■ **What is needed**
Retype the lines beneath this one, from the first through the line containing "0.70, 0.66, 0.54]". Pictures are left out.

══════════

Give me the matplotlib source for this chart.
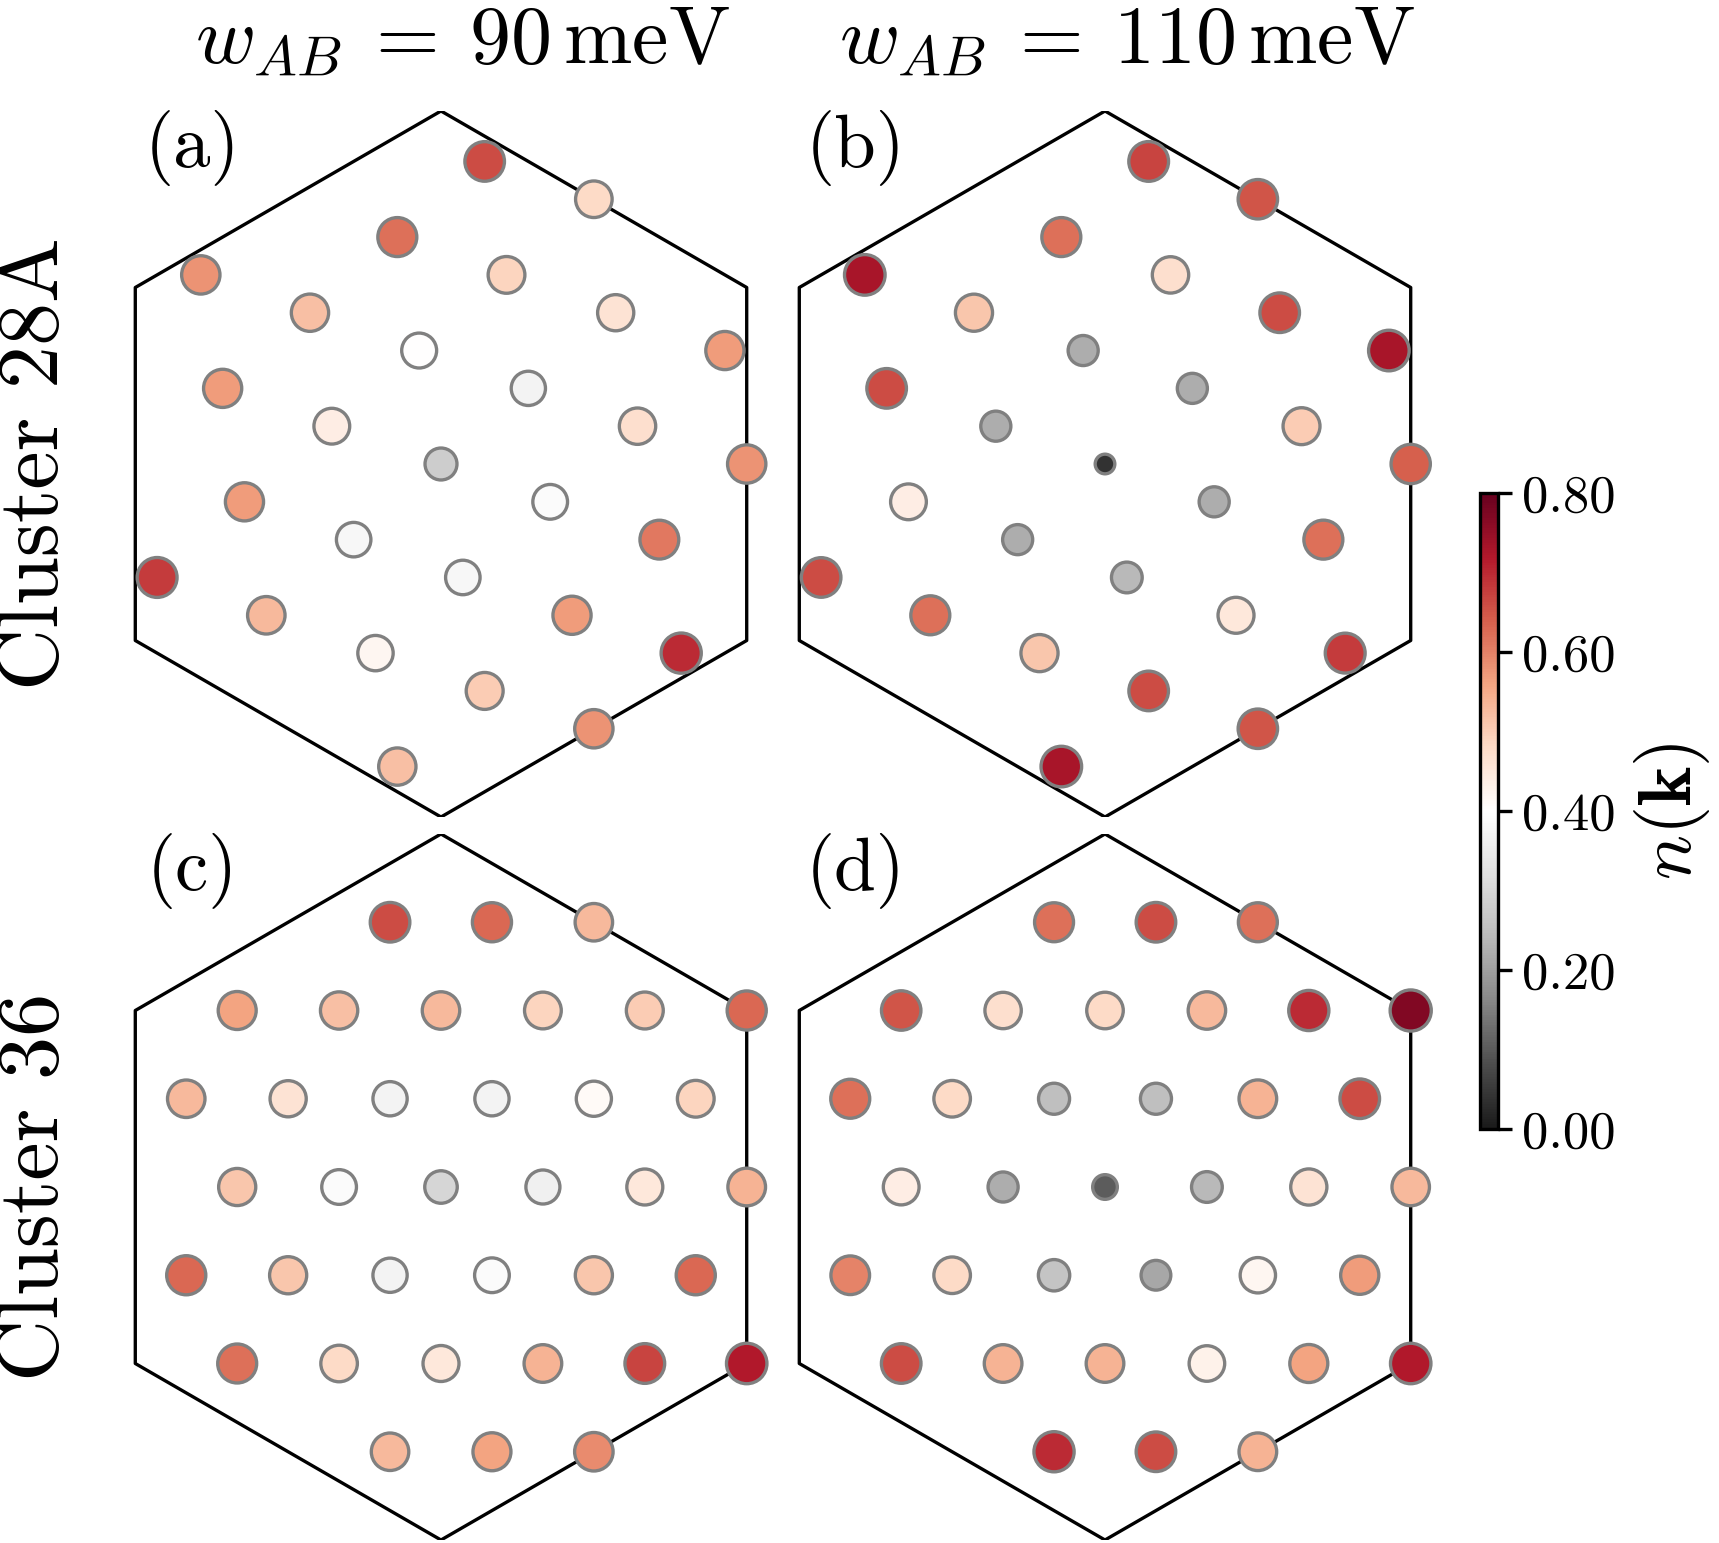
import numpy as np
import matplotlib
matplotlib.use('Agg')
import matplotlib.pyplot as plt

plt.rcParams['font.family'] = 'serif'
plt.rcParams['font.serif'] = ['cmr10']
plt.rcParams['mathtext.fontset'] = 'cm'
plt.rcParams['axes.unicode_minus'] = False
plt.rcParams['axes.formatter.use_mathtext'] = True

# ---- data ----
col_titles = [r'$w_{AB} \:=\: 90\,\mathrm{meV}$', r'$w_{AB} \:=\: 110\,\mathrm{meV}$']
row_titles = ['Cluster 28A', 'Cluster 36']
panel_tags = ['(a)', '(b)', '(c)', '(d)']

# 28A cluster: k = m*b1 + n*b2 (hexagon circumradius = 1)
m28 = [1, 2, 0, -2, 1, -1, 2, 3, 0, -2, 1, -1, 2, 3, 0, -2, 1, -1, 2, -3, 0, -2, 1, -1, 2, 0, 1, -1]
n28 = [3, 3, 2, 1, 2, 1, 2, 2, 1, 0, 1, 0, 1, 1, 0, -1, 0, -1, 0, -2, -1, -2, -1, -2, -1, -2, -2, -3]
nk_28_90 = [0.66, 0.48, 0.62, 0.58, 0.49, 0.52, 0.46, 0.57, 0.40, 0.57, 0.37, 0.44, 0.47, 0.58,
            0.28, 0.57, 0.39, 0.38, 0.61, 0.68, 0.38, 0.53, 0.57, 0.42, 0.70, 0.50, 0.58, 0.52]
nk_28_110 = [0.67, 0.65, 0.62, 0.73, 0.47, 0.51, 0.66, 0.73, 0.22, 0.66, 0.22, 0.22, 0.50, 0.64,
             0.04, 0.44, 0.22, 0.22, 0.62, 0.66, 0.24, 0.62, 0.45, 0.51, 0.68, 0.66, 0.65, 0.73]

# 36 cluster: k = m*c1 + r*c2, rows from top to bottom
m36 = [-2, -1, 0,
       -3, -2, -1, 0, 1, 2,
       -3, -2, -1, 0, 1, 2,
       -2, -1, 0, 1, 2, 3,
       -2, -1, 0, 1, 2, 3,
       -1, 0, 1, 2, 3, 4,
       1, 2, 3]
r36 = [3] * 3 + [2] * 6 + [1] * 6 + [0] * 6 + [-1] * 6 + [-2] * 6 + [-3] * 3
nk_36_90 = [0.66, 0.63, 0.53,
            0.56, 0.52, 0.53, 0.49, 0.50, 0.63,
            0.53, 0.46, 0.37, 0.37, 0.41, 0.49,
            0.51, 0.39, 0.30, 0.36, 0.45, 0.54,
            0.63, 0.51, 0.37, 0.39, 0.51, 0.63,
            0.62, 0.48, 0.45, 0.54, 0.67, 0.72,
            0.53, 0.56, 0.59]
nk_36_110 = [0.62, 0.66, 0.62,
             0.65, 0.47, 0.48, 0.53, 0.70, 0.77,
             0.62, 0.48, 0.25, 0.25, 0.54, 0.66,
             0.44, 0.22, 0.10, 0.24, 0.46, 0.53,
             0.60, 0.48, 0.26, 0.21, 0.42, 0.57,
             0.66, 0.54, 0.54, 0.43, 0.56, 0.72,
             0.70, 0.66, 0.54]

# reciprocal lattice steps of the two clusters
b1 = np.array([5 * np.sqrt(3) / 28, -3 / 28])
rot = np.array([[-0.5, -np.sqrt(3) / 2], [np.sqrt(3) / 2, -0.5]])
b2 = rot @ b1
c1 = np.array([np.sqrt(3) / 6, 0.0])
c2 = np.array([np.sqrt(3) / 12, 0.25])

k28 = np.outer(m28, b1) + np.outer(n28, b2)
k36 = np.outer(m36, c1) + np.outer(r36, c2)

ang = np.deg2rad(90 + 60 * np.arange(7))
hex_x, hex_y = np.cos(ang), np.sin(ang)

W, H = 1719, 1543
fig = plt.figure(figsize=(W / 200, H / 200), dpi=200)

R = 353.0  # px per unit
centers = [(441, 464), (1105, 464), (441, 1187), (1105, 1187)]
panels = [(k28, nk_28_90), (k28, nk_28_110), (k36, nk_36_90), (k36, nk_36_110)]

cmap = plt.get_cmap('RdGy_r')
for (cx, cy), (k, nk), tag in zip(centers, panels, panel_tags):
    ax = fig.add_axes([(cx - 0.95 * R) / W, (H - cy - R) / H, 1.9 * R / W, 2 * R / H])
    ax.plot(hex_x, hex_y, color='k', lw=1.2, zorder=1)
    nk = np.array(nk)
    sc = ax.scatter(k[:, 0], k[:, 1], c=nk, cmap=cmap, vmin=0, vmax=0.8,
                    s=250 * np.sqrt(nk), edgecolors='gray', linewidths=1.2,
                    zorder=2, clip_on=False)
    ax.set_xlim(-0.95, 0.95)
    ax.set_ylim(-1, 1)
    ax.axis('off')
    fig.text((cx - 249) / W, 1 - (cy - 316) / H, tag, fontsize=27, ha='center', va='center')

for i, t in enumerate(col_titles):
    fig.text((centers[i][0] + 22) / W, 1 - 42 / H, t, fontsize=29.5, ha='center', va='center')
for i, t in enumerate(row_titles):
    fig.text(36 / W, 1 - centers[2 * i][1] / H, t, fontsize=31, rotation=90,
             ha='center', va='center')

cax = fig.add_axes([1480 / W, (H - 1129) / H, 18 / W, 636 / H])
cb = fig.colorbar(sc, cax=cax, ticks=[0, 0.2, 0.4, 0.6, 0.8], format='%.2f')
cb.ax.tick_params(labelsize=19, length=5, width=1.2)
cb.outline.set_linewidth(1.2)
cb.set_label(r'$n(\mathbf{k})$', fontsize=27, labelpad=6)

fig.savefig('out.png', dpi=200)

══════════

■ **Written answer**
Give me the matplotlib source for this chart.
import numpy as np
import matplotlib
matplotlib.use('Agg')
import matplotlib.pyplot as plt

plt.rcParams['font.family'] = 'serif'
plt.rcParams['font.serif'] = ['cmr10']
plt.rcParams['mathtext.fontset'] = 'cm'
plt.rcParams['axes.unicode_minus'] = False
plt.rcParams['axes.formatter.use_mathtext'] = True

# ---- data ----
col_titles = [r'$w_{AB} \:=\: 90\,\mathrm{meV}$', r'$w_{AB} \:=\: 110\,\mathrm{meV}$']
row_titles = ['Cluster 28A', 'Cluster 36']
panel_tags = ['(a)', '(b)', '(c)', '(d)']

# 28A cluster: k = m*b1 + n*b2 (hexagon circumradius = 1)
m28 = [1, 2, 0, -2, 1, -1, 2, 3, 0, -2, 1, -1, 2, 3, 0, -2, 1, -1, 2, -3, 0, -2, 1, -1, 2, 0, 1, -1]
n28 = [3, 3, 2, 1, 2, 1, 2, 2, 1, 0, 1, 0, 1, 1, 0, -1, 0, -1, 0, -2, -1, -2, -1, -2, -1, -2, -2, -3]
nk_28_90 = [0.66, 0.48, 0.62, 0.58, 0.49, 0.52, 0.46, 0.57, 0.40, 0.57, 0.37, 0.44, 0.47, 0.58,
            0.28, 0.57, 0.39, 0.38, 0.61, 0.68, 0.38, 0.53, 0.57, 0.42, 0.70, 0.50, 0.58, 0.52]
nk_28_110 = [0.67, 0.65, 0.62, 0.73, 0.47, 0.51, 0.66, 0.73, 0.22, 0.66, 0.22, 0.22, 0.50, 0.64,
             0.04, 0.44, 0.22, 0.22, 0.62, 0.66, 0.24, 0.62, 0.45, 0.51, 0.68, 0.66, 0.65, 0.73]

# 36 cluster: k = m*c1 + r*c2, rows from top to bottom
m36 = [-2, -1, 0,
       -3, -2, -1, 0, 1, 2,
       -3, -2, -1, 0, 1, 2,
       -2, -1, 0, 1, 2, 3,
       -2, -1, 0, 1, 2, 3,
       -1, 0, 1, 2, 3, 4,
       1, 2, 3]
r36 = [3] * 3 + [2] * 6 + [1] * 6 + [0] * 6 + [-1] * 6 + [-2] * 6 + [-3] * 3
nk_36_90 = [0.66, 0.63, 0.53,
            0.56, 0.52, 0.53, 0.49, 0.50, 0.63,
            0.53, 0.46, 0.37, 0.37, 0.41, 0.49,
            0.51, 0.39, 0.30, 0.36, 0.45, 0.54,
            0.63, 0.51, 0.37, 0.39, 0.51, 0.63,
            0.62, 0.48, 0.45, 0.54, 0.67, 0.72,
            0.53, 0.56, 0.59]
nk_36_110 = [0.62, 0.66, 0.62,
             0.65, 0.47, 0.48, 0.53, 0.70, 0.77,
             0.62, 0.48, 0.25, 0.25, 0.54, 0.66,
             0.44, 0.22, 0.10, 0.24, 0.46, 0.53,
             0.60, 0.48, 0.26, 0.21, 0.42, 0.57,
             0.66, 0.54, 0.54, 0.43, 0.56, 0.72,
             0.70, 0.66, 0.54]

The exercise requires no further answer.